WHAT TO WORK ON: Gather all lines from the material that contain the word "this".

Stored records
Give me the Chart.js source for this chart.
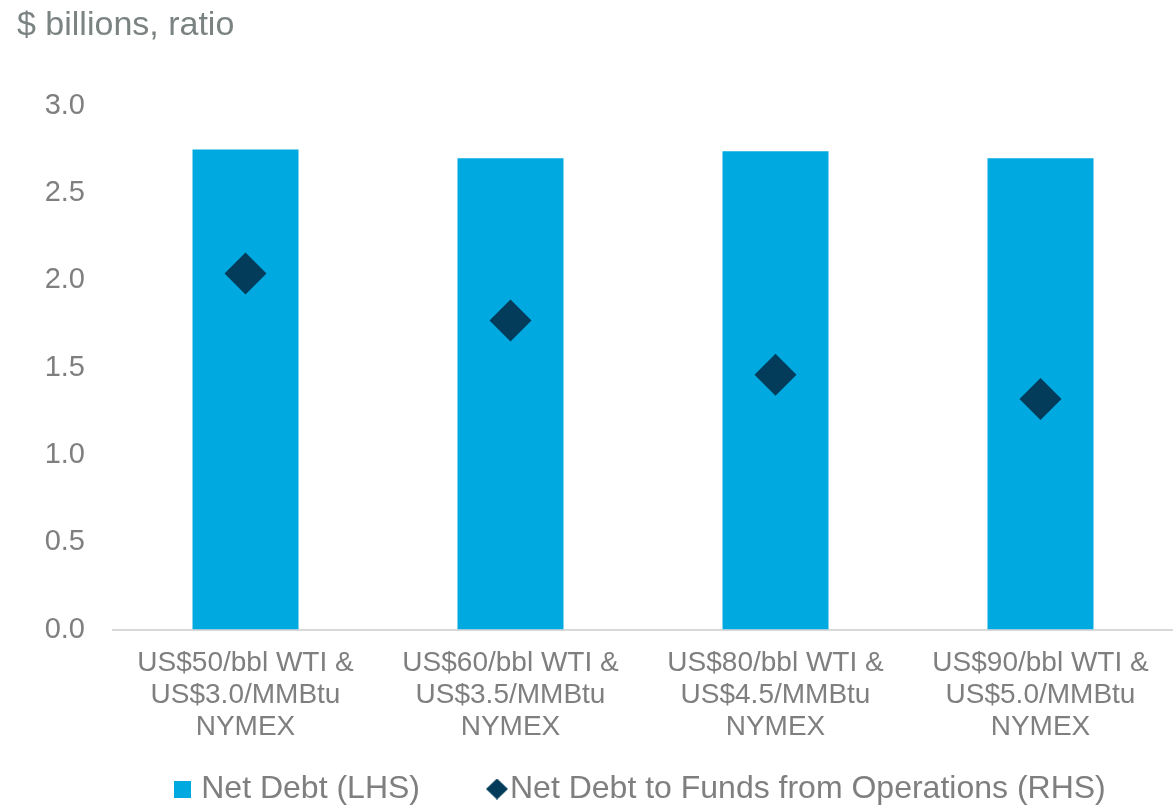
<!DOCTYPE html>
<html>
<head>
<meta charset="utf-8">
<script src="https://cdn.jsdelivr.net/npm/chart.js@4.4.1/dist/chart.umd.min.js"></script>
<style>
  html, body { margin: 0; padding: 0; background: #ffffff; overflow: hidden; }
  #wrap { width: 1173px; height: 807px; position: relative; }
  canvas { display: block; }
</style>
</head>
<body>
<div id="wrap"><canvas id="debtChart"></canvas></div>
<script>
// price decks along the x axis
const scenarios = [
  ['US$50/bbl WTI &', 'US$3.0/MMBtu', 'NYMEX'],
  ['US$60/bbl WTI &', 'US$3.5/MMBtu', 'NYMEX'],
  ['US$80/bbl WTI &', 'US$4.5/MMBtu', 'NYMEX'],
  ['US$90/bbl WTI &', 'US$5.0/MMBtu', 'NYMEX']
];
const netDebt = [2.75, 2.70, 2.74, 2.70];       // $ billions (LHS)
const debtToFfo = [2.04, 1.77, 1.46, 1.32];     // ratio (RHS)
const axisMin = 0;
const axisMax = 3.0;
const axisStep = 0.5;

const BLUE = '#00A9E0';
const NAVY = '#023C5A';
const GREY = '#7F7F7F';
const FONT = 'Arial, "Liberation Sans", Helvetica, sans-serif';

// little swatches for the legend
function makeSwatch(w, h, draw) {
  const c = document.createElement('canvas');
  c.width = w;
  c.height = h;
  draw(c.getContext('2d'), w, h);
  return c;
}
const squareSwatch = makeSwatch(17, 17, (g, w, h) => {
  g.fillStyle = BLUE;
  g.fillRect(0, 0, w, h);
});
// diamond sits on the right of its canvas so the label text hugs it
const diamondSwatch = makeSwatch(33, 21, (g, w, h) => {
  const left = 11;
  const mid = left + (w - left) / 2;
  g.fillStyle = NAVY;
  g.beginPath();
  g.moveTo(mid, 0);
  g.lineTo(w, h / 2);
  g.lineTo(mid, h);
  g.lineTo(left, h / 2);
  g.closePath();
  g.fill();
});

const ctx = document.getElementById('debtChart');
const chart = new Chart(ctx, {
  type: 'bar',
  data: {
    labels: scenarios,
    datasets: [
      {
        type: 'line',
        label: 'Net Debt to Funds from Operations (RHS)',
        data: debtToFfo,
        yAxisID: 'y1',
        showLine: false,
        pointStyle: 'rectRot',
        pointRadius: 21,
        pointHoverRadius: 21,
        pointBackgroundColor: NAVY,
        pointBorderColor: NAVY,
        pointBorderWidth: 0,
        backgroundColor: NAVY,
        borderColor: NAVY,
        order: 0
      },
      {
        label: 'Net Debt (LHS)',
        data: netDebt,
        yAxisID: 'y',
        backgroundColor: BLUE,
        borderWidth: 0,
        barPercentage: 0.4,
        categoryPercentage: 1.0,
        order: 1
      }
    ]
  },
  options: {
    responsive: true,
    maintainAspectRatio: false,
    animation: false,
    layout: {
      autoPadding: false,
      padding: { left: 17, right: 0, top: 0, bottom: -8 }
    },
    scales: {
      x: {
        grid: { display: false },
        border: { display: true, color: '#D9D9D9', width: 2 },
        ticks: {
          color: GREY,
          padding: 9,
          maxRotation: 0,
          autoSkip: false,
          font: { family: FONT, size: 28, lineHeight: 1.16 }
        },
        afterFit: scale => {
          scale.paddingLeft = 0;
          scale.paddingRight = 0;
          scale.height += 15;
        }
      },
      y: {
        position: 'left',
        min: axisMin,
        max: axisMax,
        grid: { display: false, drawTicks: false },
        border: { display: false },
        ticks: {
          stepSize: axisStep,
          color: GREY,
          padding: 28,
          font: { family: FONT, size: 29 },
          callback: v => v.toFixed(1)
        },
        afterFit: scale => { scale.width = 96; }
      },
      y1: {
        display: false,
        min: axisMin,
        max: axisMax
      }
    },
    plugins: {
      title: {
        display: true,
        text: '$ billions, ratio',
        align: 'start',
        color: '#7A8282',
        font: { family: FONT, size: 34, weight: 'normal' },
        padding: { top: 5, bottom: 60 }
      },
      legend: {
        position: 'bottom',
        fullSize: false,
        reverse: true,
        labels: {
          usePointStyle: true,
          boxWidth: 5,
          boxHeight: 17,
          padding: 5,
          color: GREY,
          font: { family: FONT, size: 32, lineHeight: 1.0 },
          generateLabels: c => {
            const items = Chart.defaults.plugins.legend.labels.generateLabels(c);
            items.forEach(it => {
              if (it.datasetIndex === 1) {
                it.pointStyle = squareSwatch;
                it.text += '\u2003\u2003';
              } else {
                it.pointStyle = diamondSwatch;
              }
            });
            return items;
          }
        }
      },
      tooltip: { enabled: false }
    }
  }
});
</script>
</body>
</html>
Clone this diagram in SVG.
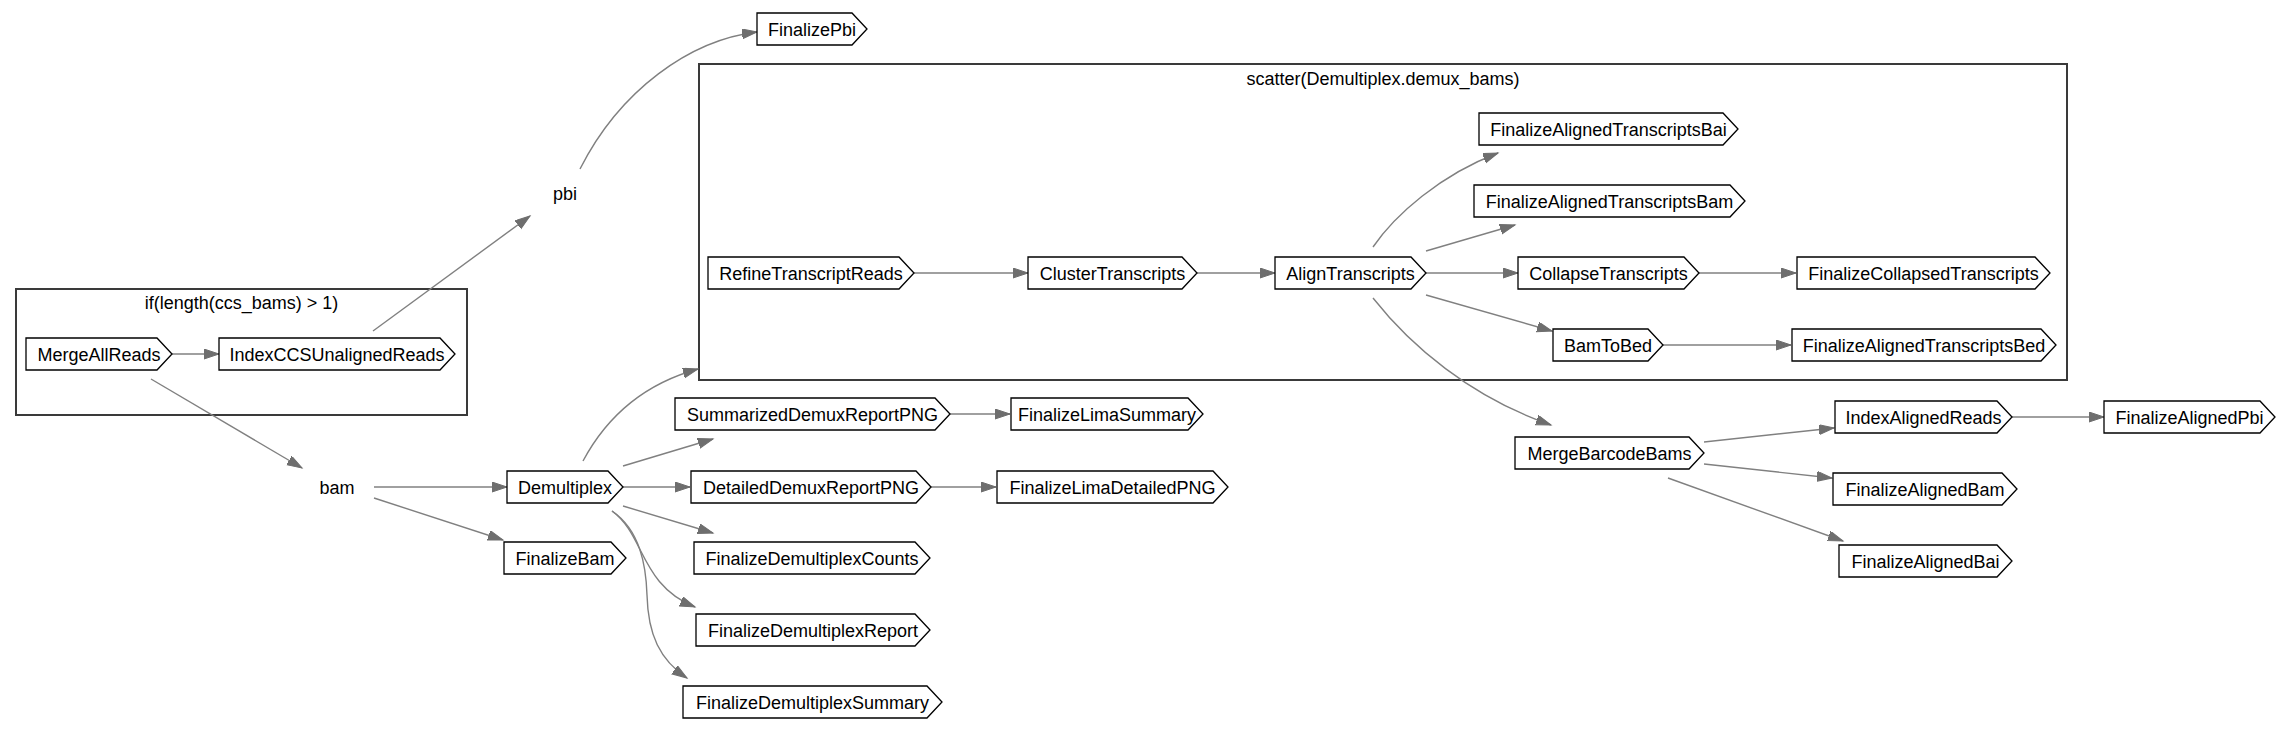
<svg xmlns="http://www.w3.org/2000/svg" width="2279" height="732" viewBox="0 0 2279 732">
<style>
text{font-family:"Liberation Sans",Arial,Helvetica,sans-serif;font-size:18px;fill:#000;text-anchor:middle}
.n polygon{fill:#fff;stroke:#000;stroke-width:1.3}
.c{fill:none;stroke:#3a3a3a;stroke-width:2}
.e path{fill:none;stroke:#808080;stroke-width:1.4;marker-end:url(#ah)}
</style>
<defs>
<marker id="ah" markerUnits="userSpaceOnUse" markerWidth="17" markerHeight="12" refX="15" refY="5" orient="auto">
<path d="M0,0 L15,5 L0,10 Z" fill="#6e6e6e" stroke="#6e6e6e" stroke-width="1"/>
</marker>
</defs>
<rect width="2279" height="732" fill="#fff"/>
<g id="cluster_if">
<rect class="c" x="16" y="289" width="451" height="126"/>
<text x="241.5" y="309">if(length(ccs_bams) &gt; 1)</text>
</g>
<g id="cluster_scatter">
<rect class="c" x="699" y="64" width="1368" height="316"/>
<text x="1383" y="85">scatter(Demultiplex.demux_bams)</text>
</g>
<g id="edges" class="e">
<path d="M172,354 L219,354"/>
<path d="M373,331 L530,216"/>
<path d="M151,379 L302,468"/>
<path d="M580,169 C620,90 690,40 757,32"/>
<path d="M374,487 L507,487"/>
<path d="M374,498 L503,540"/>
<path d="M583,461 C605,420 640,385 698,369"/>
<path d="M623,466 L713,439"/>
<path d="M623,487 L690,487"/>
<path d="M623,506 L713,533"/>
<path d="M612,511 C645,535 640,585 695,607"/>
<path d="M612,511 C640,530 646,565 647,595 C648,635 660,660 687,678"/>
<path d="M950,414 L1010,414"/>
<path d="M931,487 L996,487"/>
<path d="M914,273 L1028,273"/>
<path d="M1197,273 L1275,273"/>
<path d="M1373,247 C1395,215 1440,175 1498,153"/>
<path d="M1426,251 L1515,225"/>
<path d="M1426,273 L1518,273"/>
<path d="M1426,295 L1552,331"/>
<path d="M1373,298 C1410,345 1470,397 1551,425"/>
<path d="M1699,273 L1796,273"/>
<path d="M1663,345 L1791,345"/>
<path d="M1704,442 L1834,428"/>
<path d="M2012,417 L2104,417"/>
<path d="M1704,464 L1832,478"/>
<path d="M1668,478 L1843,541"/>
</g>
<g id="pbi"><text x="565" y="200">pbi</text></g>
<g id="bam"><text x="337" y="494">bam</text></g>
<g id="MergeAllReads" class="n"><polygon points="26,338 157,338 172,354 157,370 26,370"/><text x="99" y="361">MergeAllReads</text></g>
<g id="IndexCCSUnalignedReads" class="n"><polygon points="219,338 440,338 455,354 440,370 219,370"/><text x="337" y="361">IndexCCSUnalignedReads</text></g>
<g id="FinalizePbi" class="n"><polygon points="757,13 852,13 867,29 852,45 757,45"/><text x="812" y="36">FinalizePbi</text></g>
<g id="Demultiplex" class="n"><polygon points="507,471 608,471 623,487 608,503 507,503"/><text x="565" y="494">Demultiplex</text></g>
<g id="FinalizeBam" class="n"><polygon points="504,542 611,542 626,558 611,574 504,574"/><text x="565" y="565">FinalizeBam</text></g>
<g id="SummarizedDemuxReportPNG" class="n"><polygon points="675,398 935,398 950,414 935,430 675,430"/><text x="812.5" y="421">SummarizedDemuxReportPNG</text></g>
<g id="DetailedDemuxReportPNG" class="n"><polygon points="691,471 916,471 931,487 916,503 691,503"/><text x="811" y="494">DetailedDemuxReportPNG</text></g>
<g id="FinalizeDemultiplexCounts" class="n"><polygon points="694,542 915,542 930,558 915,574 694,574"/><text x="812" y="565">FinalizeDemultiplexCounts</text></g>
<g id="FinalizeDemultiplexReport" class="n"><polygon points="696,614 915,614 930,630 915,646 696,646"/><text x="813" y="637">FinalizeDemultiplexReport</text></g>
<g id="FinalizeDemultiplexSummary" class="n"><polygon points="683,686 927,686 942,702 927,718 683,718"/><text x="812.5" y="709">FinalizeDemultiplexSummary</text></g>
<g id="FinalizeLimaSummary" class="n"><polygon points="1011,398 1188,398 1203,414 1188,430 1011,430"/><text x="1107" y="421">FinalizeLimaSummary</text></g>
<g id="FinalizeLimaDetailedPNG" class="n"><polygon points="997,471 1213,471 1228,487 1213,503 997,503"/><text x="1112.5" y="494">FinalizeLimaDetailedPNG</text></g>
<g id="RefineTranscriptReads" class="n"><polygon points="708,257 899,257 914,273 899,289 708,289"/><text x="811" y="280">RefineTranscriptReads</text></g>
<g id="ClusterTranscripts" class="n"><polygon points="1028,257 1182,257 1197,273 1182,289 1028,289"/><text x="1112.5" y="280">ClusterTranscripts</text></g>
<g id="AlignTranscripts" class="n"><polygon points="1275,257 1411,257 1426,273 1411,289 1275,289"/><text x="1350.5" y="280">AlignTranscripts</text></g>
<g id="FinalizeAlignedTranscriptsBai" class="n"><polygon points="1479,113 1723,113 1738,129 1723,145 1479,145"/><text x="1608.5" y="136">FinalizeAlignedTranscriptsBai</text></g>
<g id="FinalizeAlignedTranscriptsBam" class="n"><polygon points="1474,185 1730,185 1745,201 1730,217 1474,217"/><text x="1609.5" y="208">FinalizeAlignedTranscriptsBam</text></g>
<g id="CollapseTranscripts" class="n"><polygon points="1518,257 1684,257 1699,273 1684,289 1518,289"/><text x="1608.5" y="280">CollapseTranscripts</text></g>
<g id="FinalizeCollapsedTranscripts" class="n"><polygon points="1797,257 2035,257 2050,273 2035,289 1797,289"/><text x="1923.5" y="280">FinalizeCollapsedTranscripts</text></g>
<g id="BamToBed" class="n"><polygon points="1553,329 1648,329 1663,345 1648,361 1553,361"/><text x="1608" y="352">BamToBed</text></g>
<g id="FinalizeAlignedTranscriptsBed" class="n"><polygon points="1792,329 2041,329 2056,345 2041,361 1792,361"/><text x="1924" y="352">FinalizeAlignedTranscriptsBed</text></g>
<g id="MergeBarcodeBams" class="n"><polygon points="1515,437 1689,437 1704,453 1689,469 1515,469"/><text x="1609.5" y="460">MergeBarcodeBams</text></g>
<g id="IndexAlignedReads" class="n"><polygon points="1835,401 1997,401 2012,417 1997,433 1835,433"/><text x="1923.5" y="424">IndexAlignedReads</text></g>
<g id="FinalizeAlignedPbi" class="n"><polygon points="2104,401 2260,401 2275,417 2260,433 2104,433"/><text x="2189.5" y="424">FinalizeAlignedPbi</text></g>
<g id="FinalizeAlignedBam" class="n"><polygon points="1833,473 2002,473 2017,489 2002,505 1833,505"/><text x="1925" y="496">FinalizeAlignedBam</text></g>
<g id="FinalizeAlignedBai" class="n"><polygon points="1839,545 1997,545 2012,561 1997,577 1839,577"/><text x="1925.5" y="568">FinalizeAlignedBai</text></g>
</svg>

RESULT:
Give me the Chart.js source for this chart.
Clone this diagram in SVG.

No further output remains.